Pharaoh’s Curse (1957) An interesting spin on the mummy genre. It’s a slow burn of a picture, with a pinch of desert adventure and a dollop of soap opera, both of which work reasonably well. Then we get a monster who’s more vampire than mummy, leaving behind the dried husks of his victims. The budget is limited, but the cast and crew make up the difference in atmosphere. There’s an eeriness here that’s tough to beat. The makeup and effects are top notch, while the sound design takes some solid risks, experimenting with playing effects backwards, to chilling effect.
Looper (2012) Hmm. I think a second viewing may change my mind, but for now, I find Looper merely good, not great. Everything about the film is solid, especially the dips it takes into philosophical quandary and the fun it has toying with the logistics of time travel. (Oh, and Gordon-Levitt and Willis are phenomenal.) And yet… Rian Johnson’s screenplay feels a little off, adding details where they’re not needed (the entire telekinesis plot thread is ultimately unnecessary, as is an out-of-the-blue love scene) and avoiding them where they’d be welcome (I admire Johnson for not wanting to explain too much, but I’d have certainly welcomed more discussion of looper culture and how Emily Blunt knows of it; more Jeff Daniels couldn’t hurt, either). I’m eager for a revisit, though, to see if the surprises hold up and if the lesser moments work better on a revisit.
The Angry Red Planet (1959) This would be another middling 50s sci-fi effort if not for two points: first, the flashback structure is heavily played up in a rather effective manner, with our heroine struggling to remember just what went wrong on the first mission to Mars. There’s a back and forth in the timeline that helps heighten the mystery, which then counteracts the otherwise clunky proceedings. (The cast is a stock company of types, including “skeevy leading man,” “stern scientist,” and “obnoxious comic relief from Brooklyn,” so any tinkering with the plot helps.) Second, the scenes on Mars are filtered in a heavy red neon glow, creating an otherworldly tone (and, more importantly, helping to hide the seams of the creaky effects). That’s enough to keep the film from imploding from schlock, but just barely.
Gog (1954) The high tension opening sequence of Gog, in which two scientists are killed in a lab by unseen forces, thoroughly rattled me and dug under my skin but good. The rest of the movie, though, not so much. It’s a strange, occasionally gripping, often thick-skulled Cold War thriller set in a remote scientific base, where a supercomputer and two highly weaponized robots named Gog and Magog (well played, movie) are occasionally going haywire, killing off the nation’s top minds and anyone else standing around. Where today the film would be about over-reliance on technology, the 1950s crowd goes instead for a weird, ill-fitting paranoia; (spoiler alert!) the kill-bots are being controlled from an enemy spy craft, and once it’s shot down, our heroes, oblivious to the obvious lesson at hand, figure an immediate second go is the best plan if they’re going to beat their foes. Lest the focus of the film be forgotten, we get random tirades throughout in which squarejawed officials gripe to scientists about how national security trumps all. The 50s!

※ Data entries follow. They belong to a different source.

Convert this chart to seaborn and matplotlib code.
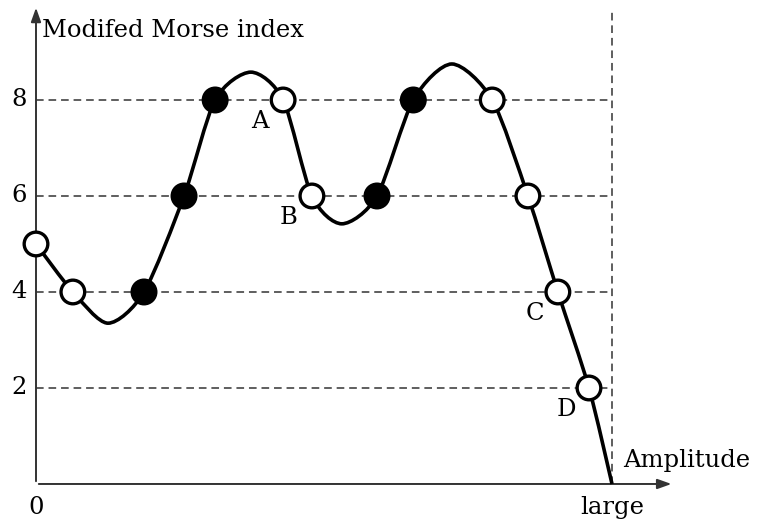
import numpy as np
import pandas as pd
import seaborn as sns
import matplotlib.pyplot as plt
from matplotlib.path import Path
from matplotlib.patches import PathPatch

sns.set_theme(style="white")
plt.rcParams["font.family"] = ["DejaVu Serif"]
plt.rcParams["text.color"] = "black"

# Amplitude axis runs from 0 to "large" (= 10 in arbitrary units)
AMP_MAX = 10.0
y_levels = [2, 4, 6, 8]
y_ticklabels = ["2", "4", "6", "8"]

# Knots of the schematic index curve (amplitude, modified Morse index)
curve_amp = [0.0, 0.64, 1.25, 1.875, 2.57, 3.11, 3.73, 4.29, 4.79, 5.31,
             5.92, 6.55, 7.22, 7.92, 8.54, 9.06, 9.60, 10.0]
curve_idx = [5.0, 4.0, 3.35, 4.0, 6.0, 8.0, 8.58, 8.0, 6.0, 5.42,
             6.0, 8.0, 8.75, 8.0, 6.0, 4.0, 2.0, 0.0]

# Bifurcation points on the curve
pt_amp = [0.0, 0.64, 1.875, 2.57, 3.11, 4.29, 4.79, 5.92, 6.55, 7.92, 8.54, 9.06, 9.60]
pt_idx = [5, 4, 4, 6, 8, 8, 6, 6, 8, 8, 6, 4, 2]
pt_kind = ["open", "open", "filled", "filled", "filled", "open", "open",
           "filled", "filled", "open", "open", "open", "open"]

# Labelled points
lab_text = ["A", "B", "C", "D"]
lab_amp = [4.29, 4.79, 9.06, 9.60]
lab_idx = [8, 6, 4, 2]

points = pd.DataFrame({"amp": pt_amp, "idx": pt_idx, "kind": pt_kind})

fig = plt.figure(figsize=(7.57, 5.22), dpi=100)
ax = fig.add_axes([0, 0, 1, 1])
ax.set_xlim(-0.625, 12.517)
ax.set_ylim(-0.792, 10.083)
ax.axis("off")

dash_kw = dict(color="#333333", lw=1.1, dashes=(5, 3.2), zorder=1)
for lv in y_levels:
    ax.plot([0, AMP_MAX], [lv, lv], **dash_kw)
ax.plot([AMP_MAX, AMP_MAX], [0, 9.88], **dash_kw)

# Axes with arrow heads
arrow_kw = dict(arrowstyle="-|>,head_length=0.7,head_width=0.25", color="#333333", lw=1.4)
ax.annotate("", xy=(11.08, 0), xytext=(0, 0), arrowprops=arrow_kw, zorder=2)
ax.annotate("", xy=(0, 9.98), xytext=(0, 0), arrowprops=arrow_kw, zorder=2)

# Smooth curve through knots (cardinal spline as cubic Bezier segments)
TENSION = 1 / 7.5
P = np.column_stack([curve_amp, curve_idx])
verts = [tuple(P[0])]
codes = [Path.MOVETO]
n = len(P)
for i in range(n - 1):
    p0 = P[i - 1] if i > 0 else P[i]
    p1, p2 = P[i], P[i + 1]
    p3 = P[i + 2] if i + 2 < n else P[i + 1]
    c1 = p1 + (p2 - p0) * TENSION
    c2 = p2 - (p3 - p1) * TENSION
    verts += [tuple(c1), tuple(c2), tuple(p2)]
    codes += [Path.CURVE4] * 3
ax.add_patch(PathPatch(Path(verts, codes), fill=False, lw=2.6,
                       edgecolor="black", capstyle="butt", zorder=3))

# Bifurcation markers
sns.scatterplot(data=points, x="amp", y="idx", hue="kind",
                palette={"open": "white", "filled": "black"},
                s=290, edgecolor="black", linewidth=2.4, legend=False,
                ax=ax, zorder=4)

fs = 17.5
for t, a, v in zip(lab_text, lab_amp, lab_idx):
    ax.text(a - 0.4, v - 0.44, t, fontsize=fs, ha="center", va="center")

for lv, lab in zip(y_levels, y_ticklabels):
    ax.text(-0.16, lv, lab, fontsize=fs, ha="right", va="center")
ax.text(0, -0.5, "0", fontsize=fs, ha="center", va="center")
ax.text(AMP_MAX, -0.5, "large", fontsize=fs, ha="center", va="center")
ax.text(10.2, 0.48, "Amplitude", fontsize=fs, ha="left", va="center")
ax.text(0.1, 9.45, "Modifed Morse index", fontsize=fs, ha="left", va="center")

fig.savefig("out.png", dpi=100)
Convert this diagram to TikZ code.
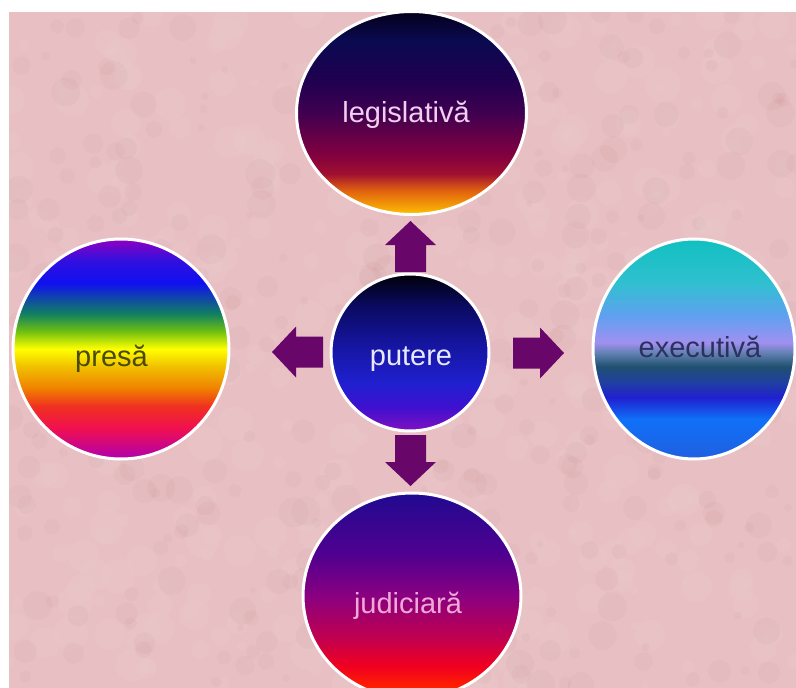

The Manster (1959) While I prefer to give leeway to movies that offer up something different and unusual – call it the “well there’s something you don’t see every day” factor – a guy’s gotta draw the line somewhere, and that somewhere is The Manster. The tale of a Japanese mad scientist hoping to turn an American journalist into a new species is twelve kinds of crazy, but, unfortunately, it’s also twelve kinds of lousy, with clunky dialogue and wooden acting and oh, the schlock. Whatever cleverness might’ve been scraped up with the nutty premise (which eventually leads our victim to grow a second head, that of a mutant ape thing) gets watered down by the filmmakers’ penchant for melodrama and the cast’s inability to handle it.
Werewolf of London (1935) There are fans who prefer Werewolf of London over The Wolf Man, but I just don’t see it. The makeup is impressive (and quite different than your usual werewolf look), and the mythology has some nice touches, but the bulk of the film lacks the emotional punch of the Talbot tragedy. The bit about werewolves always attacking the ones they love most is presented awkwardly; the pathos doesn’t feel organic, unlike The Wolf Man, which just drips sorrow. Meanwhile, the mad scientist angle comes off as a retread of The Invisible Man, right down to the comic relief landlady, but without the insanity that made Rains’ villain a keeper. Henry Hull’s title character is a drip, too lacking in either flair or poignancy. There’s not enough to make this one anything but a serviceable yet unmemorable also-ran in the Universal Monsters canon.